Please send your resume to me (click on my photo).
Latest trend seems to be telling Microsoft what it should do with Vista being more well known as a curse rather than the replacement for Windows XP so here is my two cents worth:
Microsoft should build a browser only operating system. No desktop. No file-system. No applications. No endless parade of features. Nothing but a tabbed-browser. Take only the essential bits out of Vista kernel, enough to hoist browser on top and select few essential apps to run inside browser window, then throw in necessary update features with 360-like network support, then give it away as Microsoft Web 2.0 to box makers and anyone who wants it.
Revenue stream comes from ads and selling additional apps and necessary OS extensions via the application network. Lock it down so users can't just download any software and run on the system, in the name of security. Vulnerabilities? Reload the entire OS (well, deltas) when any unregistered bits are detected. Who needs anti-virus if the whole kitchen sink is thrown out and replaced at the first whiff of trouble? Trouble getting users to install .NET? Don't offer the choice if you don't like what people chooses.
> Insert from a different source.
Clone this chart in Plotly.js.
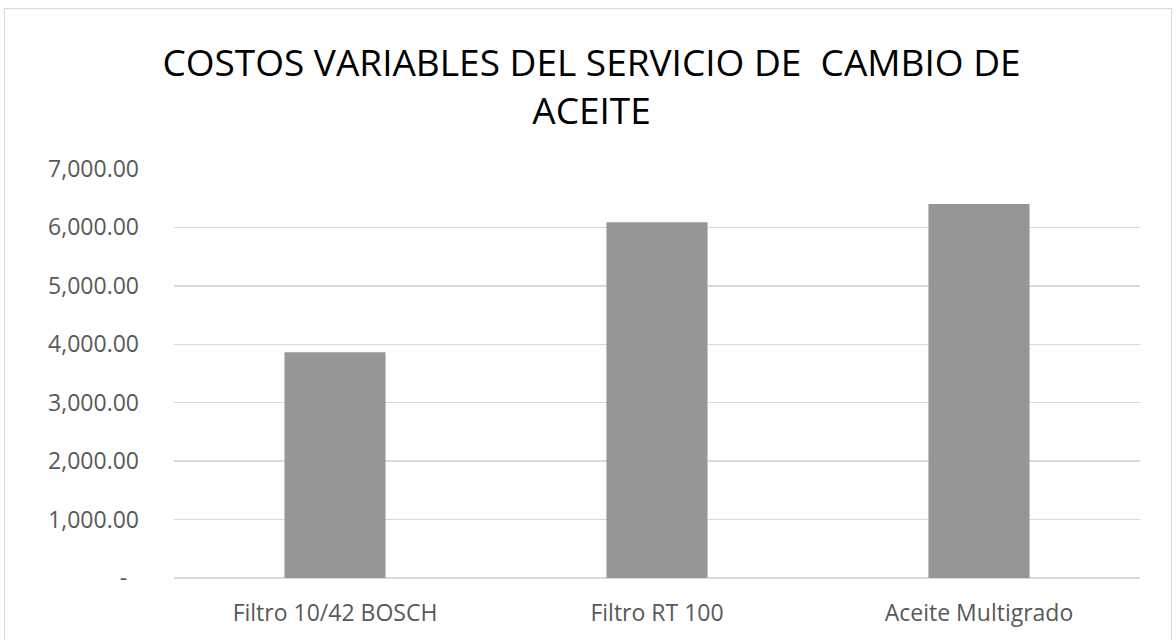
<!DOCTYPE html>
<html>
<head>
<meta charset="utf-8">
<script src="https://cdn.plot.ly/plotly-3.0.1.min.js"></script>
<style>
  html, body { margin: 0; padding: 0; background: #ffffff; }
  #wrap { position: relative; width: 1176px; height: 640px; overflow: hidden; }
  #chart { position: absolute; left: 0; top: 0; width: 1176px; height: 640px; }
  #frame { position: absolute; left: 4px; top: 8px; width: 1168px; height: 660px;
           border: 1.5px solid #d9d9d9; pointer-events: none; box-sizing: border-box; }
</style>
</head>
<body>
<div id="wrap">
  <div id="chart"></div>
  <div id="frame"></div>
</div>
<script>
const categories = ["Filtro 10/42 BOSCH", "Filtro RT 100", "Aceite Multigrado"];
const costs = [3865, 6090, 6400];
const yTickValues = [0, 1000, 2000, 3000, 4000, 5000, 6000, 7000];
const yTickLabels = ["-\u00a0\u00a0", "1,000.00", "2,000.00", "3,000.00", "4,000.00", "5,000.00", "6,000.00", "7,000.00"];
const chartTitle = "COSTOS VARIABLES DEL SERVICIO DE&nbsp; CAMBIO DE<br>ACEITE";

const trace = {
  type: "bar",
  x: categories,
  y: costs,
  marker: { color: "#969696" },
  hoverinfo: "x+y"
};

const layout = {
  width: 1176,
  height: 640,
  paper_bgcolor: "#ffffff",
  plot_bgcolor: "#ffffff",
  font: { family: "Open Sans, sans-serif", color: "#595959" },
  title: {
    text: chartTitle,
    font: { family: "Open Sans, sans-serif", size: 37, color: "#000000" },
    x: 0.503,
    xanchor: "center",
    xref: "container",
    y: 1 - 76 / 640,
    yanchor: "top",
    yref: "container"
  },
  margin: { l: 174, r: 36, t: 169, b: 62 },
  bargap: 0.686,
  showlegend: false,
  xaxis: {
    type: "category",
    showgrid: false,
    zeroline: false,
    showline: false,
    ticks: "",
    tickfont: { size: 23, color: "#595959" },
    ticklabelstandoff: 19
  },
  yaxis: {
    range: [0, 7000],
    tickvals: yTickValues,
    ticktext: yTickLabels,
    showgrid: true,
    gridcolor: "#d9d9d9",
    gridwidth: 1.5,
    zeroline: true,
    zerolinecolor: "#d9d9d9",
    zerolinewidth: 1.5,
    showline: false,
    ticks: "",
    tickfont: { size: 23, color: "#595959" },
    ticklabelstandoff: 34
  }
};

Plotly.newPlot("chart", [trace], layout, { displayModeBar: false, staticPlot: true });
</script>
</body>
</html>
Flash? Locked down like iPhone and make Adobe beg to meet the necessary needs and no more like playing YouTube but screwing AIR. Let Adobe build AIRphone if they want to.
What Microsoft gets:
- Software distribution network
- De facto search engine
- Payment network
- Massive identity network
- Secure platform
- Largest IM network
Are there any programmable game chairs out there? I mean one with force feedback motors instead of chair on woofer kind. Chairs from Ultimate Game Chair looks good but I've read that they are driven by sound output instead of specific force feedback signals because game console makers started to encrypt the signals.
My need is not urgent because the idea (no, it's not a game) I want to explore has been gathering dust in my head for more than a decade but I want to start collecting necessary parts, one of which is zero-g chair with fine-grained force feedback control. Biggest concern I have with my idea is motion sickness and fatigue (imagine playing Grand Turismo for 8 hours a day, 5 days a week). Only workaround I have is selective process like the way fighter pilots are chosen.